→ **JOB**
Skip the pictures and quote all of the lines exactly.

→ **RECORDED DATA**
**********

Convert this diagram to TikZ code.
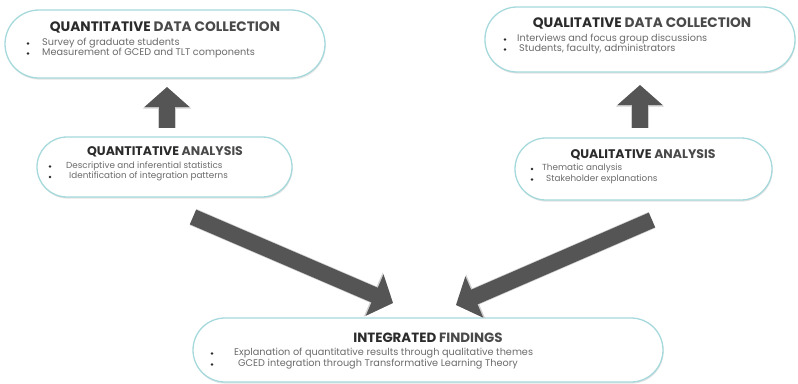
\documentclass[tikz,border=0pt]{standalone}
\usepackage{fontspec}
\setmainfont{Poppins}
\usetikzlibrary{arrows.meta,shadows}
\definecolor{rim}{HTML}{A6D9DC}
\definecolor{ink}{HTML}{2B2B2B}
\definecolor{inksoft}{HTML}{4A4A4A}
\definecolor{body}{HTML}{6B6B6B}
\definecolor{arrowfill}{HTML}{555555}
\tikzset{
  stadium/.style={draw=rim, line width=1.3pt, fill=white, rounded corners=#1,
    drop shadow={opacity=0.22, shadow xshift=0.6pt, shadow yshift=-1.6pt}},
  heading/.style={font=\bfseries\fontsize{13.7}{15}\selectfont, anchor=center, inner sep=0pt},
  smallheading/.style={heading, font=\bfseries\fontsize{12.5}{14}\selectfont},
  item/.style={font=\fontsize{9.7}{10}\selectfont, text=body, anchor=west, inner sep=0pt},
  smallitem/.style={item, font=\fontsize{8.8}{10}\selectfont},
  dot/.style={circle, fill=ink, inner sep=0pt, minimum size=2.6pt},
  blockarrow/.style={line width=16pt, arrowfill, -{Triangle[width=44pt,length=20pt]},
    preaction={draw=black!18, line width=17.5pt, -{Triangle[width=47pt,length=21.5pt]}}}
}
\newcommand{\headtext}[2]{\textcolor{ink}{#1} \textcolor{inksoft}{#2}}
\begin{document}
\begin{tikzpicture}[x=1pt,y=-1pt]
\useasboundingbox (0,0) rectangle (798,383);

% boxes
\node[stadium=34pt, minimum width=320pt, minimum height=68pt] (qdc) at (165,44) {};
\node[stadium=32pt, minimum width=310pt, minimum height=65pt] (ldc) at (640,39.5) {};
\node[stadium=30pt, minimum width=255pt, minimum height=60pt] (qan) at (164.5,167) {};
\node[stadium=31pt, minimum width=257pt, minimum height=62pt] (lan) at (643.5,169) {};
\node[stadium=32pt, minimum width=470pt, minimum height=64pt] (int) at (428,350) {};

% quantitative data collection
\node[heading] (qdcT) at (165,27) {\headtext{QUANTITATIVE}{DATA COLLECTION}};
\node[dot] (qdcD1) at (28,43.5) {};
\node[item] (qdcI1) at (42,43) {Survey of graduate students};
\node[dot] (qdcD2) at (28,53.5) {};
\node[item] (qdcI2) at (42,53) {Measurement of GCED and TLT components};

% qualitative data collection
\node[heading] (ldcT) at (642,23) {\headtext{QUALITATIVE}{DATA COLLECTION}};
\node[dot] (ldcD1) at (505,39.5) {};
\node[item] (ldcI1) at (517,39) {Interviews and focus group discussions};
\node[dot] (ldcD2) at (505,49.5) {};
\node[item] (ldcI2) at (519,49) {Students, faculty, administrators};

% quantitative analysis
\node[smallheading] (qanT) at (165,152) {\headtext{QUANTITATIVE}{ANALYSIS}};
\node[dot] (qanD1) at (50,166.5) {};
\node[smallitem] (qanI1) at (66,166) {Descriptive and inferential statistics};
\node[dot] (qanD2) at (50,177) {};
\node[smallitem] (qanI2) at (69,176.5) {Identification of integration patterns};

% qualitative analysis
\node[smallheading] (lanT) at (643,155) {\headtext{QUALITATIVE}{ANALYSIS}};
\node[dot] (lanD1) at (532,169) {};
\node[smallitem] (lanI1) at (542,168.5) {Thematic analysis};
\node[dot] (lanD2) at (532,179.5) {};
\node[smallitem] (lanI2) at (546,179) {Stakeholder explanations};

% integrated findings
\node[heading, font=\bfseries\fontsize{13.4}{15}\selectfont] (intT) at (428,338) {\headtext{INTEGRATED}{FINDINGS}};
\node[dot] (intD1) at (212,353.5) {};
\node[item] (intI1) at (234,353) {Explanation of quantitative results through qualitative themes};
\node[dot] (intD2) at (212,364.5) {};
\node[item] (intI2) at (238,364) {GCED integration through Transformative Learning Theory};

% arrow end points
\coordinate (upLs) at (167,128);
\coordinate (upLe) at (167,87);
\coordinate (upRs) at (640,128);
\coordinate (upRe) at (640,85);
\coordinate (dLs) at (193,217);
\coordinate (dLe) at (393,303);
\coordinate (dRs) at (652,220);
\coordinate (dRe) at (456,305);

\draw[blockarrow] (upLs) -- (upLe);
\draw[blockarrow] (upRs) -- (upRe);
\draw[blockarrow] (dLs) -- (dLe);
\draw[blockarrow] (dRs) -- (dRe);
\end{tikzpicture}
\end{document}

**********

→ **REPLY TO THE EXERCISE**
Convert this diagram to TikZ code.
\documentclass[tikz,border=0pt]{standalone}
\usepackage{fontspec}
\setmainfont{Poppins}
\usetikzlibrary{arrows.meta,shadows}
\definecolor{rim}{HTML}{A6D9DC}
\definecolor{ink}{HTML}{2B2B2B}
\definecolor{inksoft}{HTML}{4A4A4A}
\definecolor{body}{HTML}{6B6B6B}
\definecolor{arrowfill}{HTML}{555555}
\tikzset{
  stadium/.style={draw=rim, line width=1.3pt, fill=white, rounded corners=#1,
    drop shadow={opacity=0.22, shadow xshift=0.6pt, shadow yshift=-1.6pt}},
  heading/.style={font=\bfseries\fontsize{13.7}{15}\selectfont, anchor=center, inner sep=0pt},
  smallheading/.style={heading, font=\bfseries\fontsize{12.5}{14}\selectfont},
  item/.style={font=\fontsize{9.7}{10}\selectfont, text=body, anchor=west, inner sep=0pt},
  smallitem/.style={item, font=\fontsize{8.8}{10}\selectfont},
  dot/.style={circle, fill=ink, inner sep=0pt, minimum size=2.6pt},
  blockarrow/.style={line width=16pt, arrowfill, -{Triangle[width=44pt,length=20pt]},
    preaction={draw=black!18, line width=17.5pt, -{Triangle[width=47pt,length=21.5pt]}}}
}
\newcommand{\headtext}[2]{\textcolor{ink}{#1} \textcolor{inksoft}{#2}}
\begin{document}
\begin{tikzpicture}[x=1pt,y=-1pt]
\useasboundingbox (0,0) rectangle (798,383);

% boxes
\node[stadium=34pt, minimum width=320pt, minimum height=68pt] (qdc) at (165,44) {};
\node[stadium=32pt, minimum width=310pt, minimum height=65pt] (ldc) at (640,39.5) {};
\node[stadium=30pt, minimum width=255pt, minimum height=60pt] (qan) at (164.5,167) {};
\node[stadium=31pt, minimum width=257pt, minimum height=62pt] (lan) at (643.5,169) {};
\node[stadium=32pt, minimum width=470pt, minimum height=64pt] (int) at (428,350) {};

% quantitative data collection
\node[heading] (qdcT) at (165,27) {\headtext{QUANTITATIVE}{DATA COLLECTION}};
\node[dot] (qdcD1) at (28,43.5) {};
\node[item] (qdcI1) at (42,43) {Survey of graduate students};
\node[dot] (qdcD2) at (28,53.5) {};
\node[item] (qdcI2) at (42,53) {Measurement of GCED and TLT components};

% qualitative data collection
\node[heading] (ldcT) at (642,23) {\headtext{QUALITATIVE}{DATA COLLECTION}};
\node[dot] (ldcD1) at (505,39.5) {};
\node[item] (ldcI1) at (517,39) {Interviews and focus group discussions};
\node[dot] (ldcD2) at (505,49.5) {};
\node[item] (ldcI2) at (519,49) {Students, faculty, administrators};

% quantitative analysis
\node[smallheading] (qanT) at (165,152) {\headtext{QUANTITATIVE}{ANALYSIS}};
\node[dot] (qanD1) at (50,166.5) {};
\node[smallitem] (qanI1) at (66,166) {Descriptive and inferential statistics};
\node[dot] (qanD2) at (50,177) {};
\node[smallitem] (qanI2) at (69,176.5) {Identification of integration patterns};

% qualitative analysis
\node[smallheading] (lanT) at (643,155) {\headtext{QUALITATIVE}{ANALYSIS}};
\node[dot] (lanD1) at (532,169) {};
\node[smallitem] (lanI1) at (542,168.5) {Thematic analysis};
\node[dot] (lanD2) at (532,179.5) {};
\node[smallitem] (lanI2) at (546,179) {Stakeholder explanations};

% integrated findings
\node[heading, font=\bfseries\fontsize{13.4}{15}\selectfont] (intT) at (428,338) {\headtext{INTEGRATED}{FINDINGS}};
\node[dot] (intD1) at (212,353.5) {};
\node[item] (intI1) at (234,353) {Explanation of quantitative results through qualitative themes};
\node[dot] (intD2) at (212,364.5) {};
\node[item] (intI2) at (238,364) {GCED integration through Transformative Learning Theory};

% arrow end points
\coordinate (upLs) at (167,128);
\coordinate (upLe) at (167,87);
\coordinate (upRs) at (640,128);
\coordinate (upRe) at (640,85);
\coordinate (dLs) at (193,217);
\coordinate (dLe) at (393,303);
\coordinate (dRs) at (652,220);
\coordinate (dRe) at (456,305);

\draw[blockarrow] (upLs) -- (upLe);
\draw[blockarrow] (upRs) -- (upRe);
\draw[blockarrow] (dLs) -- (dLe);
\draw[blockarrow] (dRs) -- (dRe);
\end{tikzpicture}
\end{document}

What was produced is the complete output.